Western nations have long justified their intervention in foreign countries with humanitarian concerns and their economic success with the political stability of their own regimes. If Western goals truly are to promote stability and democracy around the world, then immediate steps are needed to avert a decades-old humanitarian disaster in Africa. If Western nations are not willing to become directly involved to end strife in Africa as they did recently in Kosova, then they should at least support the peace-keeping efforts of native organizations such as the OAU, which is perhaps a more respectful choice than the first.
Another obvious option to help end the humanitarian disaster is to completely forgive the debts of African nations. But a recent G-8 conference in Germany demonstrated that Western and industrialized nations are unwilling to make any substantial concessions to forgive poverty stricken countries their debts. The conference decided to allow a $50 billion total remittance for loan repayment among the poorest countries, far short of the proposed $200 billion.

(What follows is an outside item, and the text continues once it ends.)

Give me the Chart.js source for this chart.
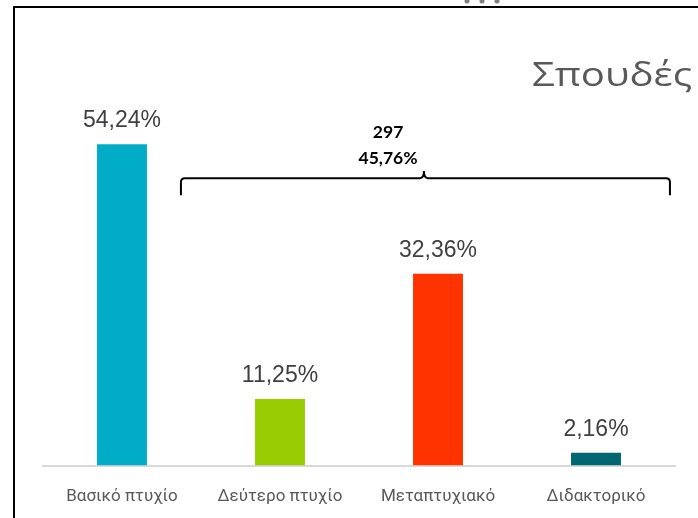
<!DOCTYPE html>
<html lang="el">
<head>
<meta charset="utf-8" />
<title>Σπουδές</title>
<script src="https://cdn.jsdelivr.net/npm/chart.js"></script>
<style>
  body { margin: 0; background: #ffffff; }
  #chart { display: block; }
</style>
</head>
<body>
<canvas id="chart" width="698" height="518"></canvas>
<script>
// data
var categories = ["Βασικό πτυχίο", "Δεύτερο πτυχίο", "Μεταπτυχιακό", "Διδακτορικό"];
var percents = [54.24, 11.25, 32.36, 2.16];
var barColors = ["#00acc6", "#99cc00", "#ff3300", "#006671"];
var chartTitle = "Σπουδές";
var braceCount = "297";
var bracePercent = "45,76%";

function fmt(v) {
  return v.toFixed(2).replace(".", ",") + "%";
}

// frame lines, title, value labels and the brace
var decor = {
  id: "decor",
  afterDatasetsDraw: function (chart) {
    var ctx = chart.ctx;
    var xs = chart.scales.x, ys = chart.scales.y;
    ctx.save();

    // frame
    ctx.strokeStyle = "#000000";
    ctx.lineWidth = 2;
    ctx.beginPath();
    ctx.moveTo(14, 518);
    ctx.lineTo(14, 7);
    ctx.lineTo(698, 7);
    ctx.stroke();
    ctx.fillStyle = "#7f7f7f";
    [467, 482, 497].forEach(function (dx) {
      ctx.beginPath();
      ctx.arc(dx, 1, 2.5, 0, Math.PI * 2);
      ctx.fill();
    });

    // title, stretched a bit wider like the original
    ctx.fillStyle = "#595959";
    ctx.font = "33px 'Open Sans'";
    ctx.textAlign = "left";
    ctx.textBaseline = "alphabetic";
    var tw = ctx.measureText(chartTitle).width;
    ctx.save();
    ctx.translate(532, 86);
    ctx.scale(160 / tw, 1);
    ctx.fillText(chartTitle, 0, 0);
    ctx.restore();

    // value labels
    ctx.fillStyle = "#404040";
    ctx.font = "23px 'Liberation Sans'";
    ctx.textAlign = "center";
    chart.getDatasetMeta(0).data.forEach(function (bar, i) {
      ctx.fillText(fmt(percents[i]), bar.x, bar.y - 17);
    });

    // brace over the last three bars
    var x1 = xs.getPixelForValue(0.373), x2 = xs.getPixelForValue(3.468);
    var xm = xs.getPixelForValue(1.911);
    var yl = ys.getPixelForValue(48.5), yb = ys.getPixelForValue(45.6), yt = ys.getPixelForValue(49.7);
    ctx.strokeStyle = "#000000";
    ctx.lineWidth = 2;
    ctx.beginPath();
    ctx.moveTo(x1, yb);
    ctx.lineTo(x1, yl + 4);
    ctx.quadraticCurveTo(x1, yl, x1 + 4, yl);
    ctx.lineTo(xm - 4, yl);
    ctx.quadraticCurveTo(xm, yl, xm, yt);
    ctx.quadraticCurveTo(xm, yl, xm + 4, yl);
    ctx.lineTo(x2 - 4, yl);
    ctx.quadraticCurveTo(x2, yl, x2, yl + 4);
    ctx.lineTo(x2, yb);
    ctx.stroke();

    ctx.fillStyle = "#000000";
    ctx.font = "bold 17.5px Lato";
    var xt = xs.getPixelForValue(1.684);
    ctx.fillText(braceCount, xt, 138);
    ctx.fillText(bracePercent, xt, 164);

    ctx.restore();
  }
};

new Chart(document.getElementById("chart").getContext("2d"), {
  type: "bar",
  data: {
    labels: categories,
    datasets: [{
      data: percents,
      backgroundColor: barColors,
      borderWidth: 0,
      categoryPercentage: 1,
      barPercentage: 0.316
    }]
  },
  options: {
    responsive: false,
    animation: false,
    layout: { padding: { left: 43, right: 23, top: 110, bottom: -9 } },
    plugins: { legend: { display: false }, tooltip: { enabled: false }, title: { display: false } },
    scales: {
      y: { display: false, min: 0, max: 60 },
      x: {
        grid: { display: false, drawTicks: false },
        border: { color: "#d9d9d9", width: 2 },
        ticks: { color: "#595959", padding: 20.5, font: { family: "Roboto", size: 17 } }
      }
    }
  },
  plugins: [decor]
});
</script>
</body>
</html>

Africans are assuredly concerned about the crises which threaten the continent, but their impotence due to a lack of financial means necessitates immediate action on the part of those who do have the financial means. Despite the worthiness of the work of Western-based humanitarian organizations, the horrifying reports such as that recently released by the FAO are of little consequence if those with the means do not act to avert certain disaster.